I don’t know; maybe I’m reading too much into it. I haven’t finished this series yet either, so I don’t know where Galad’s character arc will go. 

But then this past week I’m re-reading The Once and Future King by T.H. White, and I had some of these thoughts again because White… is actually incredibly cynical. He helpfully informs us that if Lancelot hadn’t been brought up to care about chivalry or morality or trying to do the right thing, he could have just run off with Guinever and the whole tragedy could have been avoided. White sees the knights who obtain the Holy Grail in a way that makes it seem like he doesn’t like them very much: Galahad is too perfect, that no one can really relate to him, Bors is explicitly a misogynist (a trait White keeps telling us but giving very little proof of other than that he’s a bit rude to Guinever), and Percivale is almost childish in how innocent he is. Percivale comes across the best, in White’s eyes, but it’s still kind of condescending that he equates this level of innocence with being childish.

To be a saintly person, White seems to say, you must be completely detached from reality in some way or another. And this… bothers me.

Again, being fair, Lancelot does come to the defense of his son Galahad by pointing out that Galahad is apparently someone born without sin; or at least, without the capability of committing mortal sin. You wouldn’t expect an archangel to act like a normal person, would you? And Arthur accepts this explanation, pointing out that the knights who Galahad bothers are the most worldly of them all. 

It’s not made any easier because very little of these characters is ever shown to us; Percivale is entirely off-page through the entire story. Their exploits are usually relayed to us by different knights, reporting back on what’s going on during the Grail Quest. So all we have to go on are these reports from others saying, “These guys? They’re just too perfect that they’re a pain in the butt to even be around.”

Like, imagine if there was a Marvel story that portrayed Captain America as a massive douchebag, not because he’s doing anything wrong, but because he’s too Lawful Good. That he’s so out of touch from the world and so neither the author nor the characters in the story care about him.

Oh wait, that did happen during the Civil War arc in the comics. A reporter accused Steve Rogers of being a hypocrite because he didn’t know what Myspace was. Rogers was flummoxed and stunned into shamed silence. And it was as stupid as it sounds. 

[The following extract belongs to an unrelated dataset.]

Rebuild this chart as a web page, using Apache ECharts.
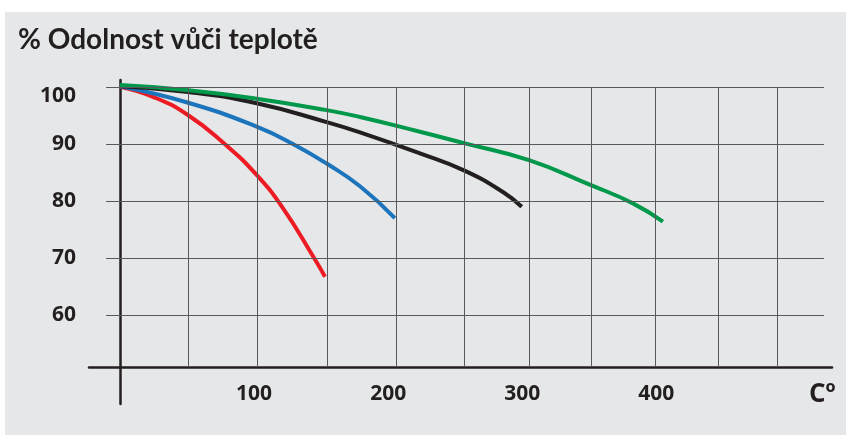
<!DOCTYPE html>
<html>
<head>
<meta charset="utf-8">
<script src="https://cdn.jsdelivr.net/npm/echarts@6/dist/echarts.min.js"></script>
<style>
  body { margin: 0; background: #fff; }
  #chart { position: absolute; left: 5px; top: 12px; width: 841px; height: 423px; background: #e6e7e8; }
</style>
</head>
<body>
<div id="chart"></div>
<script>
// popisky os
const xLabels = [100, 200, 300, 400]
const yLabels = [60, 70, 80, 90, 100]
// mrizka
const gridTemps = [50.7, 102.2, 154.4, 205.8, 256.5, 305, 351.2, 399, 446, 490]
const gridPercents = [60, 70, 80, 90, 100]

// krivky: teplota / odolnost %
const redTemp = [0, 25, 50.9, 78.3, 101.9, 122, 144.2, 152.9]
const redVal = [100.1, 98.3, 95.1, 90.0, 84.6, 78.6, 70.2, 66.7]
const blueTemp = [0, 50.9, 101.9, 129.3, 154.1, 179, 205]
const blueVal = [100.2, 97.3, 93.1, 90.0, 86.6, 82.6, 77.0]
const blackTemp = [0, 50.9, 101.9, 154.1, 179, 223.7, 256.5, 285.6, 299.6]
const blackVal = [100.2, 99.2, 97.2, 93.9, 92.1, 88.4, 85.4, 81.6, 79.0]
const greenTemp = [0, 50.9, 101.9, 154.1, 179, 223.7, 256.5, 305, 351.2, 382.5, 404.9]
const greenVal = [100.4, 99.5, 98.0, 96.0, 94.8, 92.2, 90.2, 87.2, 82.8, 79.6, 76.4]

const font = 'Open Sans'
const ink = '#231f20'

function pairs (xs, ys) {
  return xs.map((x, i) => [x, ys[i]])
}

function curve (name, color, xs, ys) {
  return {
    name: name,
    type: 'line',
    smooth: 0.5,
    showSymbol: false,
    z: 3,
    lineStyle: { color: color, width: 4 },
    data: pairs(xs, ys)
  }
}

// mrizka jako markLine
let gridLines = []
gridPercents.forEach(v => {
  gridLines.push([{ coord: [-10.4, v] }, { coord: [525, v] }])
})
gridTemps.forEach(t => {
  gridLines.push([{ coord: [t, 50.83] }, { coord: [t, 100] }])
})

let myChart = echarts.init(document.getElementById('chart'))
myChart.setOption({
  animation: false,
  title: [
    {
      text: '% Odolnost vůči teplotě',
      left: 8,
      top: 9,
      textStyle: { fontFamily: 'Lato', fontWeight: 'bold', fontSize: 28, color: ink }
    },
    {
      text: 'Cº',
      left: 799,
      top: 365,
      textStyle: { fontFamily: font, fontWeight: 'bold', fontSize: 26, color: ink }
    }
  ],
  grid: { left: 84, right: 14, top: 68, bottom: 31 },
  xAxis: {
    type: 'value',
    min: -23.1,
    max: 531,
    offset: -37,
    axisLine: { show: true, onZero: false, lineStyle: { color: ink, width: 2.5 } },
    axisTick: { show: false },
    splitLine: { show: false },
    axisLabel: {
      customValues: xLabels,
      margin: 17,
      fontFamily: font,
      fontWeight: 'bold',
      fontSize: 21,
      color: ink
    }
  },
  yAxis: {
    type: 'value',
    min: 44.3,
    max: 101.3,
    axisLine: { show: true, onZero: true, lineStyle: { color: ink, width: 2.5 } },
    axisTick: { show: false },
    splitLine: { show: false },
    axisLabel: {
      customValues: yLabels,
      margin: 13,
      fontFamily: font,
      fontWeight: 'bold',
      fontSize: 21,
      color: ink,
      formatter: v => v === 100 ? '{low|100}' : String(v),
      rich: {
        low: { fontFamily: font, fontWeight: 'bold', fontSize: 21, color: ink, padding: [18, 0, 0, 0] }
      }
    }
  },
  series: [
    {
      type: 'line',
      data: [],
      z: 1,
      silent: true,
      markLine: {
        silent: true,
        symbol: 'none',
        label: { show: false },
        lineStyle: { color: '#58595b', width: 1, type: 'solid' },
        data: gridLines
      }
    },
    curve('red', '#ed1c24', redTemp, redVal),
    curve('blue', '#1c75bc', blueTemp, blueVal),
    curve('black', ink, blackTemp, blackVal),
    curve('green', '#00984a', greenTemp, greenVal)
  ]
})
</script>
</body>
</html>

I’m not suggesting you can’t play around with Lawful Good characters, nor am I suggesting that cynical takes on them can’t happen. I’m not saying that all the heroes need to be Moral Paragons! I don’t want that and you don’t want that. But I’m not thrilled with this idea of saying, ‘Oh this character is a paragon of what is Good and Righteous? Then he or she must actually be a colossal dick, or a social reject, or else I must find some other way to take a dump on this character and on the idea of morality.’